BOE Hasn’t Decided on Forward Guidance After Court Reviews

The Bank of England said it hasn’t decided whether to provide forward guidance for monetary policy as it published a response to reviews of its operations commissioned by its governing body.

David Stockton, a former Federal Reserve official, recommended that officials increase communication on the policy outlook. His report on the BOE’s forecasting was published in November following a lawmaker push for an inquiry as the central bank prepares to take on powers to regulate banks.

“No firm decision has been reached at this stage on the provision of information concerning the possible future path of monetary policy,” the BOE said today. “This recommendation will be reviewed as part of the changes intended to support the forecast process.”

Governor-designate Mark Carney has promoted the idea of guidance on longer-term policy, and has said officials aren’t out of ammunition to drive an economic recovery. Now Governor of the Bank of Canada, he’ll take over from Mervyn King in July.

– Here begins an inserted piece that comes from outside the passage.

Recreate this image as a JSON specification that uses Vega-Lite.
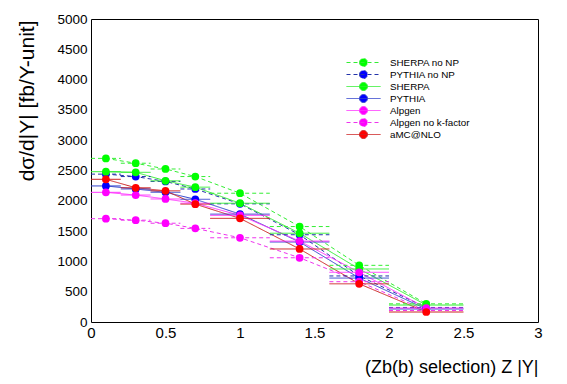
{
  "$schema": "https://vega.github.io/schema/vega-lite/v6.json",
  "width": 447,
  "height": 303,
  "autosize": {"type": "none"},
  "padding": {"left": 91, "top": 19, "right": 29, "bottom": 62},
  "background": "white",
  "config": {
    "view": {"stroke": "black", "strokeWidth": 1},
    "font": "Liberation Sans",
    "axis": {
      "domain": false, "grid": false, "tickColor": "black", "tickWidth": 1,
      "labelColor": "black", "titleColor": "black",
      "labelFont": "Liberation Sans", "titleFont": "Liberation Sans",
      "labelFontSize": 15, "titleFontSize": 18, "titleFontWeight": "normal",
      "tickSize": 0, "labelOverlap": false, "labelFlush": false
    }
  },
  "data": {"values": [
    {"series": "PYTHIA no NP", "x": 0.1, "xlo": 0.0, "xhi": 0.2, "y": 2440},
    {"series": "PYTHIA no NP", "x": 0.3, "xlo": 0.2, "xhi": 0.4, "y": 2400},
    {"series": "PYTHIA no NP", "x": 0.5, "xlo": 0.4, "xhi": 0.6, "y": 2320},
    {"series": "PYTHIA no NP", "x": 0.7, "xlo": 0.6, "xhi": 0.8, "y": 2195},
    {"series": "PYTHIA no NP", "x": 1.0, "xlo": 0.8, "xhi": 1.2, "y": 1950},
    {"series": "PYTHIA no NP", "x": 1.4, "xlo": 1.2, "xhi": 1.6, "y": 1440},
    {"series": "PYTHIA no NP", "x": 1.8, "xlo": 1.6, "xhi": 2.0, "y": 760},
    {"series": "PYTHIA no NP", "x": 2.25, "xlo": 2.0, "xhi": 2.5, "y": 240},
    {"series": "PYTHIA", "x": 0.1, "xlo": 0.0, "xhi": 0.2, "y": 2245},
    {"series": "PYTHIA", "x": 0.3, "xlo": 0.2, "xhi": 0.4, "y": 2195},
    {"series": "PYTHIA", "x": 0.5, "xlo": 0.4, "xhi": 0.6, "y": 2140},
    {"series": "PYTHIA", "x": 0.7, "xlo": 0.6, "xhi": 0.8, "y": 2025},
    {"series": "PYTHIA", "x": 1.0, "xlo": 0.8, "xhi": 1.2, "y": 1780},
    {"series": "PYTHIA", "x": 1.4, "xlo": 1.2, "xhi": 1.6, "y": 1320},
    {"series": "PYTHIA", "x": 1.8, "xlo": 1.6, "xhi": 2.0, "y": 725},
    {"series": "PYTHIA", "x": 2.25, "xlo": 2.0, "xhi": 2.5, "y": 215},
    {"series": "SHERPA no NP", "x": 0.1, "xlo": 0.0, "xhi": 0.2, "y": 2700},
    {"series": "SHERPA no NP", "x": 0.3, "xlo": 0.2, "xhi": 0.4, "y": 2620},
    {"series": "SHERPA no NP", "x": 0.5, "xlo": 0.4, "xhi": 0.6, "y": 2525},
    {"series": "SHERPA no NP", "x": 0.7, "xlo": 0.6, "xhi": 0.8, "y": 2400},
    {"series": "SHERPA no NP", "x": 1.0, "xlo": 0.8, "xhi": 1.2, "y": 2125},
    {"series": "SHERPA no NP", "x": 1.4, "xlo": 1.2, "xhi": 1.6, "y": 1575},
    {"series": "SHERPA no NP", "x": 1.8, "xlo": 1.6, "xhi": 2.0, "y": 935},
    {"series": "SHERPA no NP", "x": 2.25, "xlo": 2.0, "xhi": 2.5, "y": 300},
    {"series": "SHERPA", "x": 0.1, "xlo": 0.0, "xhi": 0.2, "y": 2480},
    {"series": "SHERPA", "x": 0.3, "xlo": 0.2, "xhi": 0.4, "y": 2470},
    {"series": "SHERPA", "x": 0.5, "xlo": 0.4, "xhi": 0.6, "y": 2330},
    {"series": "SHERPA", "x": 0.7, "xlo": 0.6, "xhi": 0.8, "y": 2225},
    {"series": "SHERPA", "x": 1.0, "xlo": 0.8, "xhi": 1.2, "y": 1960},
    {"series": "SHERPA", "x": 1.4, "xlo": 1.2, "xhi": 1.6, "y": 1465},
    {"series": "SHERPA", "x": 1.8, "xlo": 1.6, "xhi": 2.0, "y": 875},
    {"series": "SHERPA", "x": 2.25, "xlo": 2.0, "xhi": 2.5, "y": 280},
    {"series": "Alpgen no k-factor", "x": 0.1, "xlo": 0.0, "xhi": 0.2, "y": 1705},
    {"series": "Alpgen no k-factor", "x": 0.3, "xlo": 0.2, "xhi": 0.4, "y": 1680},
    {"series": "Alpgen no k-factor", "x": 0.5, "xlo": 0.4, "xhi": 0.6, "y": 1630},
    {"series": "Alpgen no k-factor", "x": 0.7, "xlo": 0.6, "xhi": 0.8, "y": 1545},
    {"series": "Alpgen no k-factor", "x": 1.0, "xlo": 0.8, "xhi": 1.2, "y": 1390},
    {"series": "Alpgen no k-factor", "x": 1.4, "xlo": 1.2, "xhi": 1.6, "y": 1060},
    {"series": "Alpgen no k-factor", "x": 1.8, "xlo": 1.6, "xhi": 2.0, "y": 665},
    {"series": "Alpgen no k-factor", "x": 2.25, "xlo": 2.0, "xhi": 2.5, "y": 190},
    {"series": "Alpgen", "x": 0.1, "xlo": 0.0, "xhi": 0.2, "y": 2140},
    {"series": "Alpgen", "x": 0.3, "xlo": 0.2, "xhi": 0.4, "y": 2095},
    {"series": "Alpgen", "x": 0.5, "xlo": 0.4, "xhi": 0.6, "y": 2030},
    {"series": "Alpgen", "x": 0.7, "xlo": 0.6, "xhi": 0.8, "y": 1960},
    {"series": "Alpgen", "x": 1.0, "xlo": 0.8, "xhi": 1.2, "y": 1760},
    {"series": "Alpgen", "x": 1.4, "xlo": 1.2, "xhi": 1.6, "y": 1335},
    {"series": "Alpgen", "x": 1.8, "xlo": 1.6, "xhi": 2.0, "y": 820},
    {"series": "Alpgen", "x": 2.25, "xlo": 2.0, "xhi": 2.5, "y": 230},
    {"series": "aMC@NLO", "x": 0.1, "xlo": 0.0, "xhi": 0.2, "y": 2355},
    {"series": "aMC@NLO", "x": 0.3, "xlo": 0.2, "xhi": 0.4, "y": 2215},
    {"series": "aMC@NLO", "x": 0.5, "xlo": 0.4, "xhi": 0.6, "y": 2165},
    {"series": "aMC@NLO", "x": 0.7, "xlo": 0.6, "xhi": 0.8, "y": 1945},
    {"series": "aMC@NLO", "x": 1.0, "xlo": 0.8, "xhi": 1.2, "y": 1710},
    {"series": "aMC@NLO", "x": 1.4, "xlo": 1.2, "xhi": 1.6, "y": 1205},
    {"series": "aMC@NLO", "x": 1.8, "xlo": 1.6, "xhi": 2.0, "y": 630},
    {"series": "aMC@NLO", "x": 2.25, "xlo": 2.0, "xhi": 2.5, "y": 165}
  ]},
  "layer": [
    {
      "mark": {"type": "line", "strokeWidth": 1},
      "encoding": {
        "x": {"field": "x", "type": "quantitative", "scale": {"domain": [0, 3], "nice": false, "zero": false},
          "axis": {"orient": "bottom",
            "values": [0,0.1,0.2,0.3,0.4,0.5,0.6,0.7,0.8,0.9,1,1.1,1.2,1.3,1.4,1.5,1.6,1.7,1.8,1.9,2,2.1,2.2,2.3,2.4,2.5,2.6,2.7,2.8,2.9,3],
            "labelExpr": "abs(datum.value*2-round(datum.value*2))<0.001 ? format(datum.value,'~g') : ''",
            "labelPadding": 3,
            "title": "(Zb(b) selection) Z |Y|",
            "titleAnchor": "end", "titleAlign": "right", "titleBaseline": "middle",
            "titleX": 447, "titleY": 45,
            "encode": {"ticks": {"update": {"y2": {"signal": "abs(datum.value*2-round(datum.value*2))<0.001 ? -9 : -5"}}}}
          }},
        "y": {"field": "y", "type": "quantitative", "scale": {"domain": [0, 5000], "nice": false},
          "axis": {"orient": "left",
            "values": [0,100,200,300,400,500,600,700,800,900,1000,1100,1200,1300,1400,1500,1600,1700,1800,1900,2000,2100,2200,2300,2400,2500,2600,2700,2800,2900,3000,3100,3200,3300,3400,3500,3600,3700,3800,3900,4000,4100,4200,4300,4400,4500,4600,4700,4800,4900,5000],
            "labelExpr": "datum.value % 500 === 0 ? format(datum.value,'d') : ''",
            "labelPadding": 4, "labelFontSize": 13.5,
            "title": "dσ/d|Y| [fb/Y-unit]", "titleFontSize": 21,
            "titleAngle": -90, "titleAlign": "right", "titleBaseline": "bottom",
            "titleX": -54, "titleY": 1,
            "encode": {"ticks": {"update": {"x2": {"signal": "datum.value % 500 === 0 ? 10 : 5"}}}}
          }},
        "stroke": {"field": "series", "type": "nominal",
          "scale": {"domain": ["SHERPA no NP","PYTHIA no NP","SHERPA","PYTHIA","Alpgen","Alpgen no k-factor","aMC@NLO"],
                    "range": ["#33ee33","#2233aa","#33ee33","#3344cc","#ff33ff","#ee33ee","#cc2222"]},
          "legend": {
            "title": null, "orient": "none", "legendX": 267, "legendY": 38,
            "padding": 0, "symbolSize": 100, "symbolStrokeWidth": 1,
            "symbolType": "M-3.4,0L3.4,0M-0.8,0A0.8,0.8,0,1,1,0.8,0A0.8,0.8,0,1,1,-0.8,0Z",
            "labelOffset": 21, "labelFontSize": 9.8, "labelFont": "Liberation Sans", "labelColor": "black",
            "labelLimit": 300, "rowPadding": -4,
            "encode": {"symbols": {"update": {
              "fill": {"scale": "fill", "field": "value"},
              "strokeDash": {"scale": "strokeDash", "field": "value"},
              "opacity": {"value": 1}
            }}}
          }},
        "strokeDash": {"field": "series", "type": "nominal",
          "scale": {"domain": ["SHERPA no NP","PYTHIA no NP","SHERPA","PYTHIA","Alpgen","Alpgen no k-factor","aMC@NLO"],
                    "range": [[4,3],[4,3],[1,0],[1,0],[1,0],[4,3],[1,0]]},
          "legend": null}
      }
    },
    {
      "mark": {"type": "rule", "strokeWidth": 1},
      "encoding": {
        "x": {"field": "xlo", "type": "quantitative", "axis": null},
        "x2": {"field": "xhi"},
        "y": {"field": "y", "type": "quantitative", "axis": null},
        "stroke": {"field": "series", "type": "nominal"},
        "strokeDash": {"field": "series", "type": "nominal", "legend": null}
      }
    },
    {
      "mark": {"type": "circle", "size": 60, "opacity": 1},
      "encoding": {
        "x": {"field": "x", "type": "quantitative",
          "axis": {"orient": "top", "labels": false, "title": null,
            "values": [0,0.1,0.2,0.3,0.4,0.5,0.6,0.7,0.8,0.9,1,1.1,1.2,1.3,1.4,1.5,1.6,1.7,1.8,1.9,2,2.1,2.2,2.3,2.4,2.5,2.6,2.7,2.8,2.9,3],
            "encode": {"ticks": {"update": {"y2": {"signal": "abs(datum.value*2-round(datum.value*2))<0.001 ? 9 : 5"}}}}
          }},
        "y": {"field": "y", "type": "quantitative",
          "axis": {"orient": "right", "labels": false, "title": null,
            "values": [0,100,200,300,400,500,600,700,800,900,1000,1100,1200,1300,1400,1500,1600,1700,1800,1900,2000,2100,2200,2300,2400,2500,2600,2700,2800,2900,3000,3100,3200,3300,3400,3500,3600,3700,3800,3900,4000,4100,4200,4300,4400,4500,4600,4700,4800,4900,5000],
            "encode": {"ticks": {"update": {"x2": {"signal": "datum.value % 500 === 0 ? -10 : -5"}}}}
          }},
        "fill": {"field": "series", "type": "nominal",
          "scale": {"domain": ["SHERPA no NP","PYTHIA no NP","SHERPA","PYTHIA","Alpgen","Alpgen no k-factor","aMC@NLO"],
                    "range": ["#00ff00","#0000ff","#00ff00","#0000ff","#ff00ff","#ff00ff","#ff0000"]},
          "legend": null}
      }
    }
  ],
  "resolve": {"axis": {"x": "independent", "y": "independent"}}
}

“There is considerable enthusiasm to take forward many of the options and ideas contained in the review,” the BOE said. The bank is “committed to implementing material changes” in its forecast process and how the forecasts are communicated.

The bank said it will provide more detail on the judgments underlying its forecasts along with alternative scenarios and will create an “enhanced role” for bank staff to challenge the Monetary Policy Committee.

Recommendation Rejected

However, the bank rejected a recommendation to quiz individual MPC members on their outlook for growth and inflation, saying their views are already “fully taken into account.” It also said there are “considerable benefits” to focusing on the collective judgment rather than “highlighting relatively small differences between individual members.”

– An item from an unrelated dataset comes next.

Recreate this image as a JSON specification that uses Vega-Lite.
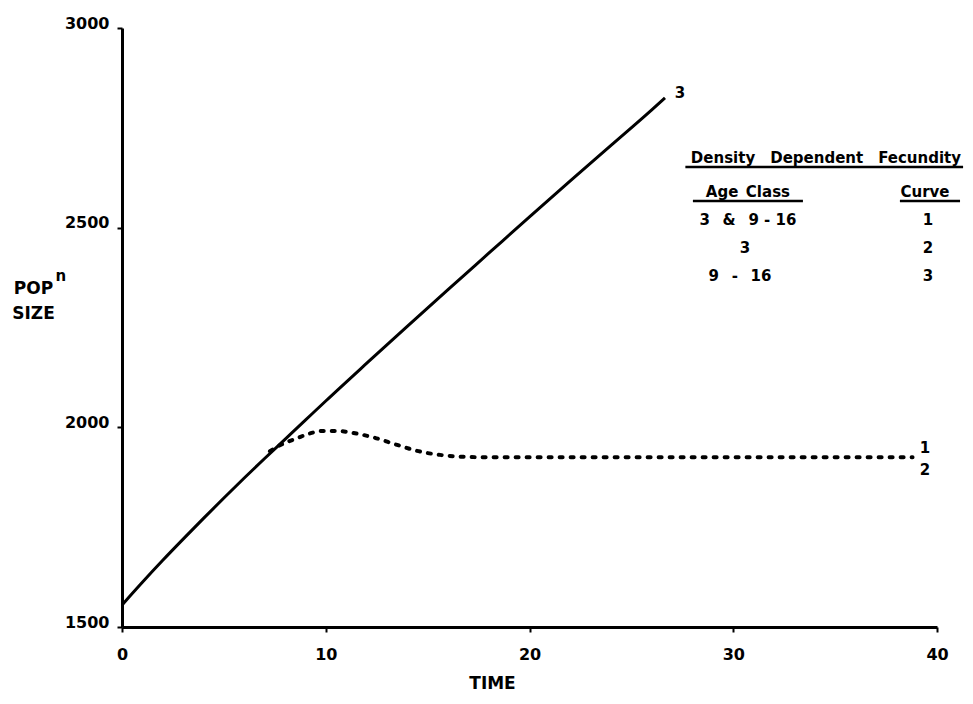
{
  "$schema": "https://vega.github.io/schema/vega-lite/v6.json",
  "width": 815,
  "height": 599,
  "autosize": {"type": "none"},
  "padding": {"left": 122, "top": 28, "right": 36, "bottom": 77},
  "background": "white",
  "config": {
    "view": {"stroke": null},
    "font": "DejaVu Sans",
    "axis": {
      "grid": false,
      "domainColor": "black",
      "domainWidth": 3,
      "tickColor": "black",
      "tickWidth": 2,
      "tickSize": 5,
      "labelFont": "DejaVu Sans",
      "labelFontWeight": "bold",
      "labelFontSize": 16,
      "labelColor": "black",
      "labelFlush": false,
      "titleFont": "DejaVu Sans",
      "titleFontWeight": "bold",
      "titleFontSize": 17,
      "titleColor": "black"
    }
  },
  "datasets": {
    "curve3": [
      {"time": 0, "pop": 1555}, {"time": 1, "pop": 1612}, {"time": 2, "pop": 1667},
      {"time": 3, "pop": 1720}, {"time": 4, "pop": 1772}, {"time": 5, "pop": 1823},
      {"time": 6, "pop": 1873}, {"time": 7, "pop": 1922}, {"time": 8, "pop": 1970},
      {"time": 9, "pop": 2018}, {"time": 10, "pop": 2066}, {"time": 12, "pop": 2160},
      {"time": 14, "pop": 2253}, {"time": 16, "pop": 2345}, {"time": 18, "pop": 2436},
      {"time": 20, "pop": 2527}, {"time": 22, "pop": 2617}, {"time": 24, "pop": 2706},
      {"time": 26, "pop": 2795}, {"time": 26.65, "pop": 2825}
    ],
    "curve12": [
      {"time": 7.26, "pop": 1940}, {"time": 7.75, "pop": 1955}, {"time": 8.6, "pop": 1973},
      {"time": 9.23, "pop": 1985}, {"time": 9.9, "pop": 1991}, {"time": 10.55, "pop": 1991},
      {"time": 11.34, "pop": 1986}, {"time": 12.32, "pop": 1975}, {"time": 13.5, "pop": 1956},
      {"time": 14.48, "pop": 1941}, {"time": 15.6, "pop": 1931}, {"time": 16.9, "pop": 1926},
      {"time": 18, "pop": 1925}, {"time": 20, "pop": 1925}, {"time": 25, "pop": 1925},
      {"time": 30, "pop": 1925}, {"time": 35, "pop": 1925}, {"time": 38.8, "pop": 1925}
    ],
    "labels": [
      {"label": "3", "time": 27.39, "pop": 2837},
      {"label": "1", "time": 39.41, "pop": 1948},
      {"label": "2", "time": 39.41, "pop": 1893},
      {"label": "Density\u2003Dependent\u2003Fecundity", "time": 34.55, "pop": 2675},
      {"label": "Age\u2002Class", "time": 30.72, "pop": 2589},
      {"label": "Curve", "time": 39.41, "pop": 2589},
      {"label": "3 \u2002&\u2002 9 - 16", "time": 30.72, "pop": 2519},
      {"label": "1", "time": 39.56, "pop": 2519},
      {"label": "3", "time": 30.58, "pop": 2449},
      {"label": "2", "time": 39.56, "pop": 2449},
      {"label": "9 \u2002-\u2002 16", "time": 30.33, "pop": 2379},
      {"label": "3", "time": 39.56, "pop": 2379}
    ],
    "superscript": [
      {"label": "n", "time": -3.0, "pop": 2379}
    ],
    "underlines": [
      {"from": 27.65, "to": 41.28, "pop": 2652},
      {"from": 28.02, "to": 33.42, "pop": 2567},
      {"from": 38.18, "to": 41.13, "pop": 2567}
    ]
  },
  "layer": [
    {
      "data": {"name": "curve3"},
      "mark": {"type": "line", "color": "black", "strokeWidth": 3, "interpolate": "monotone", "clip": false},
      "encoding": {
        "x": {
          "field": "time", "type": "quantitative",
          "scale": {"domain": [0, 40], "nice": false, "zero": false},
          "axis": {
            "values": [0, 10, 20, 30, 40],
            "labelPadding": 14,
            "title": "TIME",
            "titleX": 370,
            "titleY": 56,
            "titleBaseline": "middle",
            "titleAlign": "center"
          }
        },
        "y": {
          "field": "pop", "type": "quantitative",
          "scale": {"domain": [1500, 3000], "nice": false, "zero": false},
          "axis": {
            "values": [1500, 2000, 2500, 3000],
            "format": "d",
            "labelPadding": 8,
            "labelOffset": -5,
            "title": ["POP", "SIZE"],
            "titleAngle": 0,
            "titleAlign": "center",
            "titleBaseline": "middle",
            "titleX": -89,
            "titleY": 260,
            "titleLineHeight": 25
          }
        }
      }
    },
    {
      "data": {"name": "curve12"},
      "mark": {"type": "line", "color": "black", "strokeWidth": 4, "strokeDash": [3, 8], "strokeCap": "round", "interpolate": "monotone"},
      "encoding": {
        "x": {"field": "time", "type": "quantitative"},
        "y": {"field": "pop", "type": "quantitative"}
      }
    },
    {
      "data": {"name": "underlines"},
      "mark": {"type": "rule", "color": "black", "strokeWidth": 2.5},
      "encoding": {
        "x": {"field": "from", "type": "quantitative"},
        "x2": {"field": "to"},
        "y": {"field": "pop", "type": "quantitative"}
      }
    },
    {
      "data": {"name": "labels"},
      "mark": {"type": "text", "font": "DejaVu Sans", "fontWeight": "bold", "fontSize": 15, "color": "black", "align": "center", "baseline": "middle"},
      "encoding": {
        "x": {"field": "time", "type": "quantitative"},
        "y": {"field": "pop", "type": "quantitative"},
        "text": {"field": "label", "type": "nominal"}
      }
    },
    {
      "data": {"name": "superscript"},
      "mark": {"type": "text", "font": "DejaVu Sans", "fontWeight": "bold", "fontSize": 15, "color": "black", "align": "center", "baseline": "middle"},
      "encoding": {
        "x": {"field": "time", "type": "quantitative"},
        "y": {"field": "pop", "type": "quantitative"},
        "text": {"field": "label", "type": "nominal"}
      }
    }
  ]
}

In a separate review, Bill Winters had said the BOE should consider returning to reserves averaging. The central bank said today this was planned when market prices suggest a rise in its benchmark interest rate is expected in the “near term.” The BOE suspended its averaging framework for commercial bank reserves during the financial crisis.

In response to another Winters recommendation, the BOE said it will assess options before the end of this month for regularizing tools such as the temporary Extended Collateral Term Repo Facility that provides funding against the widest range of collateral. BOE officials will also look at ways of reducing the stigma associated with accessing services such as the Discount Window Facility and making some liquidity tools available to non-banks, such as central counterparties.

Former BOE Executive Director Ian Plenderleith, in a report on so-called Emergency Liquidity Assistance, said it should improve processes and ensure its “heightened level of readiness” to crises doesn’t erode over time.

He recommended the BOE continue to explore the option of funding foreign-currency ELA through swaps undertaken in the market, or through its own and the government’s foreign-currency reserves, should swap lines with other central banks no be available. In response, the BOE said “contingency plans are being developed and will be revisited annually.”